= Source excerpt =
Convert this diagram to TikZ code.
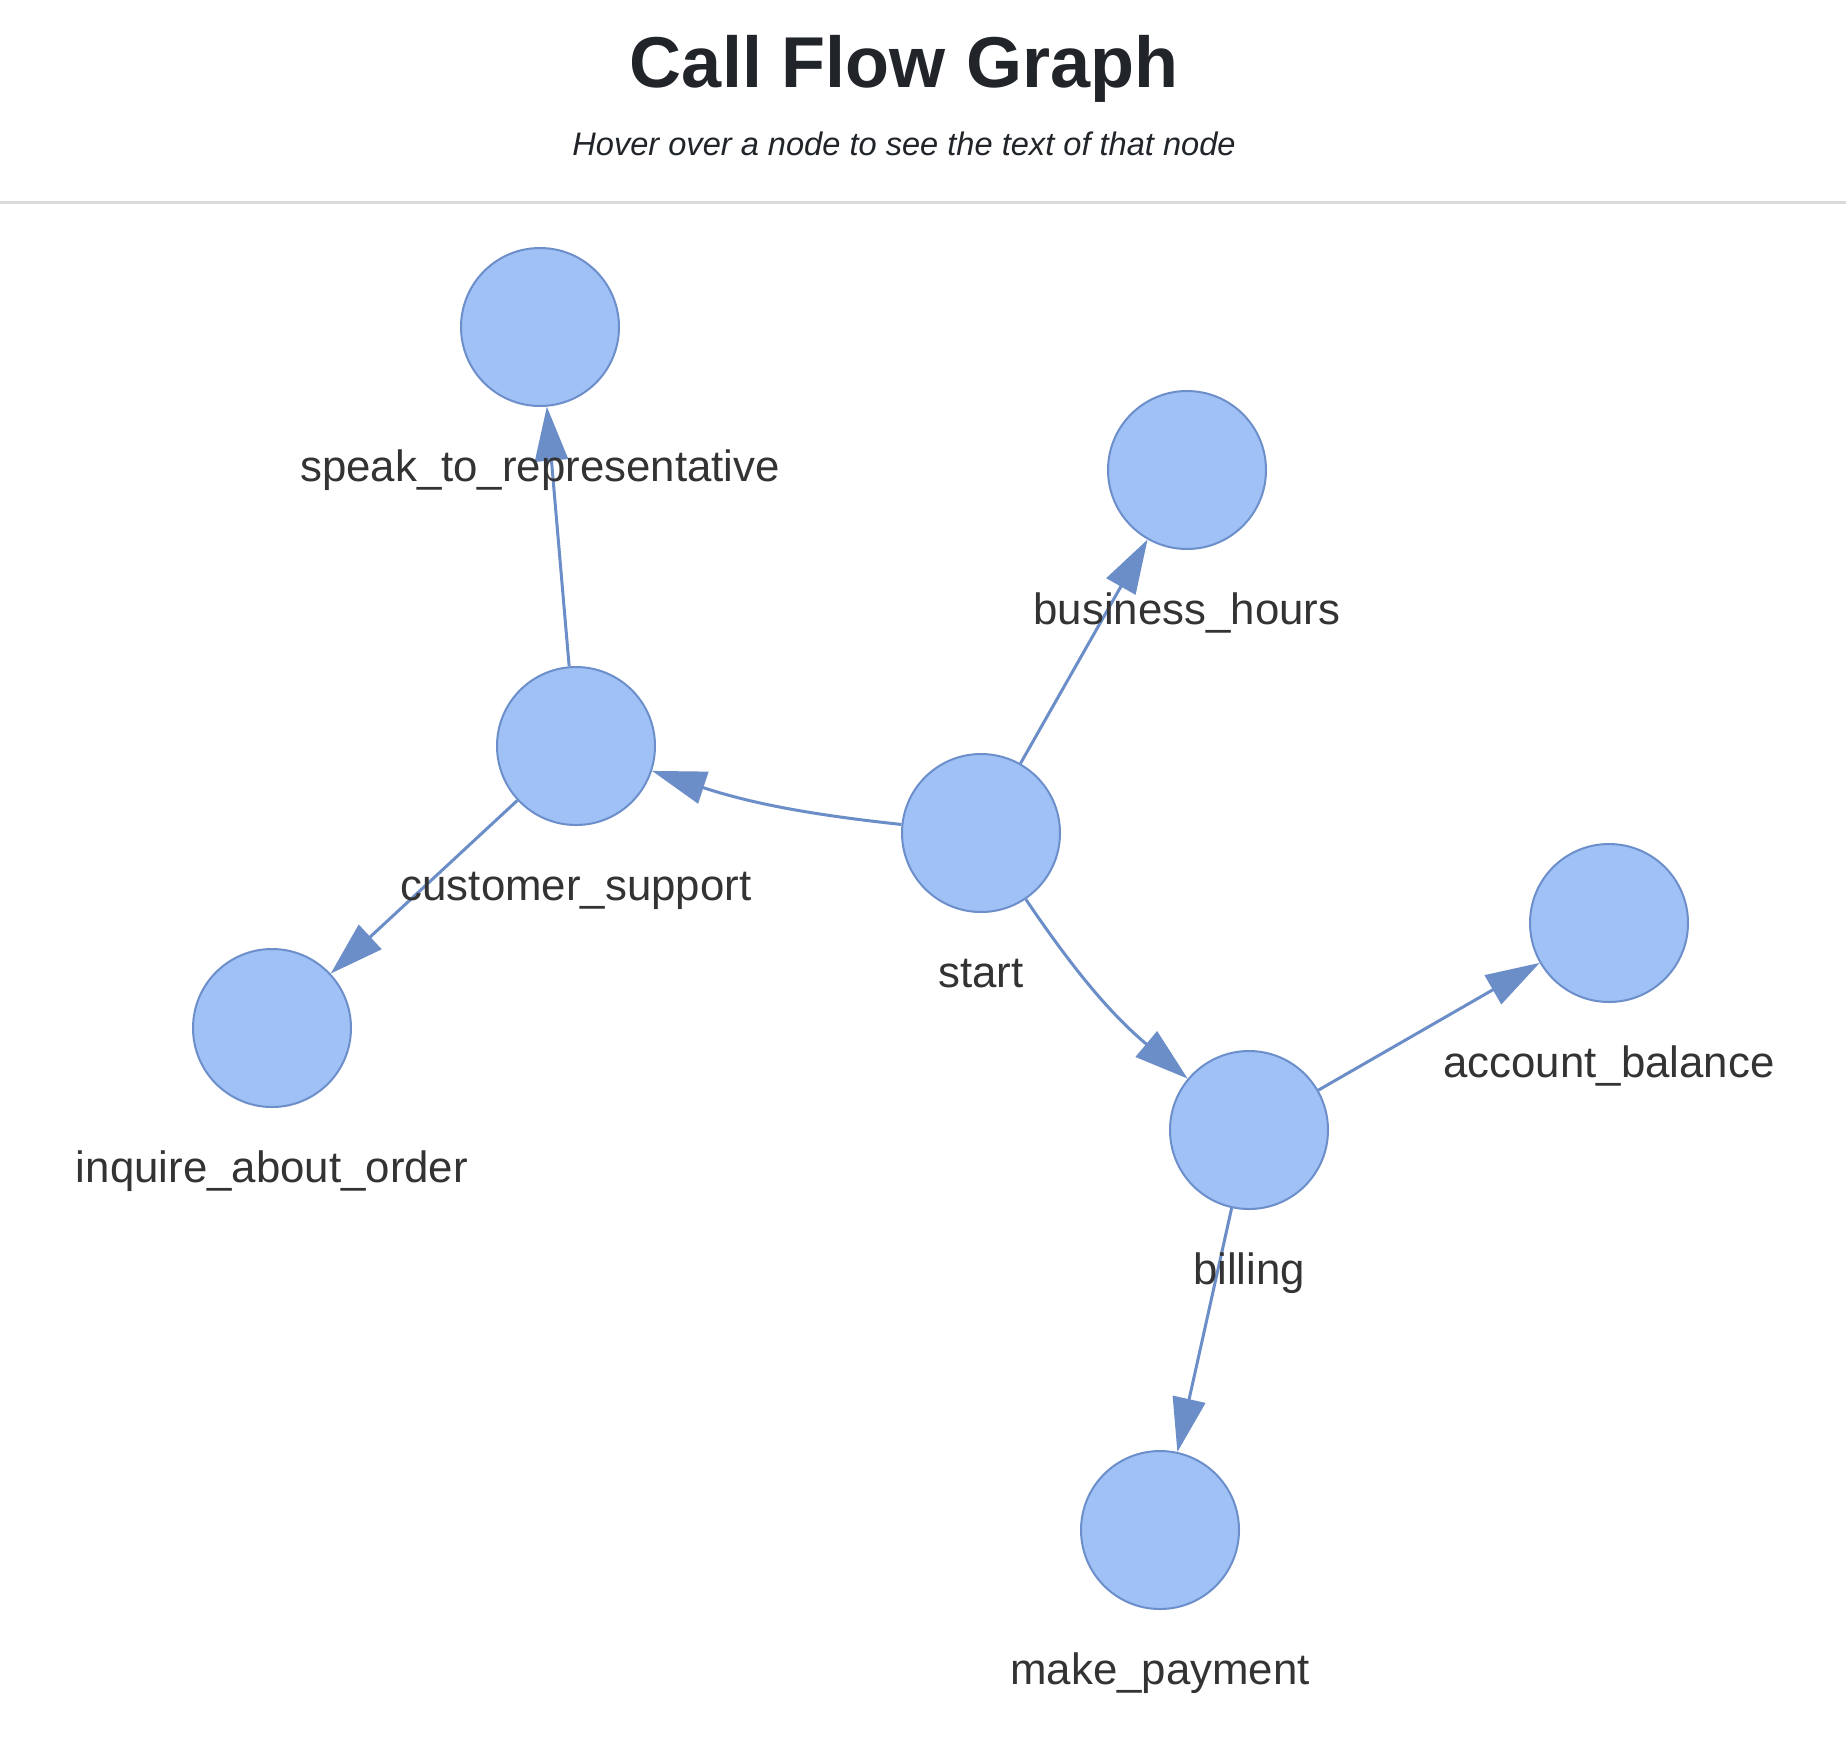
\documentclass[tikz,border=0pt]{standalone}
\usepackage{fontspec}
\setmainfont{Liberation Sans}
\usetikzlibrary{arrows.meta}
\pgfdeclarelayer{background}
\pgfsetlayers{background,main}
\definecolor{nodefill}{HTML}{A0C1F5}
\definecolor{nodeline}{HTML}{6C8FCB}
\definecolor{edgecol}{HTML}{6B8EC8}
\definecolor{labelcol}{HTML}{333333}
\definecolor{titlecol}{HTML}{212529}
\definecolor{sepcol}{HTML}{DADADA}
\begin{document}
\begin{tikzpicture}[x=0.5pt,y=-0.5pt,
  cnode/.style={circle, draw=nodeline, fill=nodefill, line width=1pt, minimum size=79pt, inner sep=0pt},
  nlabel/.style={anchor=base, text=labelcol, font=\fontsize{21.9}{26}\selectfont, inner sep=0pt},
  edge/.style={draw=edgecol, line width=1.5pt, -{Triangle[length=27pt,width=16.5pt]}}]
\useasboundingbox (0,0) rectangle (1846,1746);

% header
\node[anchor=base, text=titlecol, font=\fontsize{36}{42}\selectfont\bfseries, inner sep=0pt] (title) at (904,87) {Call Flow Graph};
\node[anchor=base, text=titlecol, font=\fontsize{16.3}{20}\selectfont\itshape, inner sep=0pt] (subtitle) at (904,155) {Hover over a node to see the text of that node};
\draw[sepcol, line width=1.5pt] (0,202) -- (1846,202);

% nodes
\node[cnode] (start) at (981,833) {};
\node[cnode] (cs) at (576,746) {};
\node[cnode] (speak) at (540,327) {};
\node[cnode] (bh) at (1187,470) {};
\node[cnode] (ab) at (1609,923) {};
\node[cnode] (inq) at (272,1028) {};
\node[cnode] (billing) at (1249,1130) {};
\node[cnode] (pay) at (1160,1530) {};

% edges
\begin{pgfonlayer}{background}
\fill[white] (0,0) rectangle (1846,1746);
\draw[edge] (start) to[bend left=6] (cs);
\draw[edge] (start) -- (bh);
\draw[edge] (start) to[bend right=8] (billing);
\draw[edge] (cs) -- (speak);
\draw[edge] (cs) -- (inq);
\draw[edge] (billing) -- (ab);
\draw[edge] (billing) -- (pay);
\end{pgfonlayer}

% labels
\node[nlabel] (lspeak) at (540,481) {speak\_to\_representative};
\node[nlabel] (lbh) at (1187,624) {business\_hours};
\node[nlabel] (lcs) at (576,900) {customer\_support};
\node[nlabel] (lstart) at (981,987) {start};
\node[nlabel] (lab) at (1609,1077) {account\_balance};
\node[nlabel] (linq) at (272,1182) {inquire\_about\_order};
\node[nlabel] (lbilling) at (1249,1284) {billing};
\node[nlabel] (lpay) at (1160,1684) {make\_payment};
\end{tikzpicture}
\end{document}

= What is needed =
Every line from the start of the listing above through the line with "(pay) at (1160,1530)" should be repeated exactly; skip the pictures and add nothing else.

= Task solution =
Convert this diagram to TikZ code.
\documentclass[tikz,border=0pt]{standalone}
\usepackage{fontspec}
\setmainfont{Liberation Sans}
\usetikzlibrary{arrows.meta}
\pgfdeclarelayer{background}
\pgfsetlayers{background,main}
\definecolor{nodefill}{HTML}{A0C1F5}
\definecolor{nodeline}{HTML}{6C8FCB}
\definecolor{edgecol}{HTML}{6B8EC8}
\definecolor{labelcol}{HTML}{333333}
\definecolor{titlecol}{HTML}{212529}
\definecolor{sepcol}{HTML}{DADADA}
\begin{document}
\begin{tikzpicture}[x=0.5pt,y=-0.5pt,
  cnode/.style={circle, draw=nodeline, fill=nodefill, line width=1pt, minimum size=79pt, inner sep=0pt},
  nlabel/.style={anchor=base, text=labelcol, font=\fontsize{21.9}{26}\selectfont, inner sep=0pt},
  edge/.style={draw=edgecol, line width=1.5pt, -{Triangle[length=27pt,width=16.5pt]}}]
\useasboundingbox (0,0) rectangle (1846,1746);

% header
\node[anchor=base, text=titlecol, font=\fontsize{36}{42}\selectfont\bfseries, inner sep=0pt] (title) at (904,87) {Call Flow Graph};
\node[anchor=base, text=titlecol, font=\fontsize{16.3}{20}\selectfont\itshape, inner sep=0pt] (subtitle) at (904,155) {Hover over a node to see the text of that node};
\draw[sepcol, line width=1.5pt] (0,202) -- (1846,202);

% nodes
\node[cnode] (start) at (981,833) {};
\node[cnode] (cs) at (576,746) {};
\node[cnode] (speak) at (540,327) {};
\node[cnode] (bh) at (1187,470) {};
\node[cnode] (ab) at (1609,923) {};
\node[cnode] (inq) at (272,1028) {};
\node[cnode] (billing) at (1249,1130) {};
\node[cnode] (pay) at (1160,1530) {};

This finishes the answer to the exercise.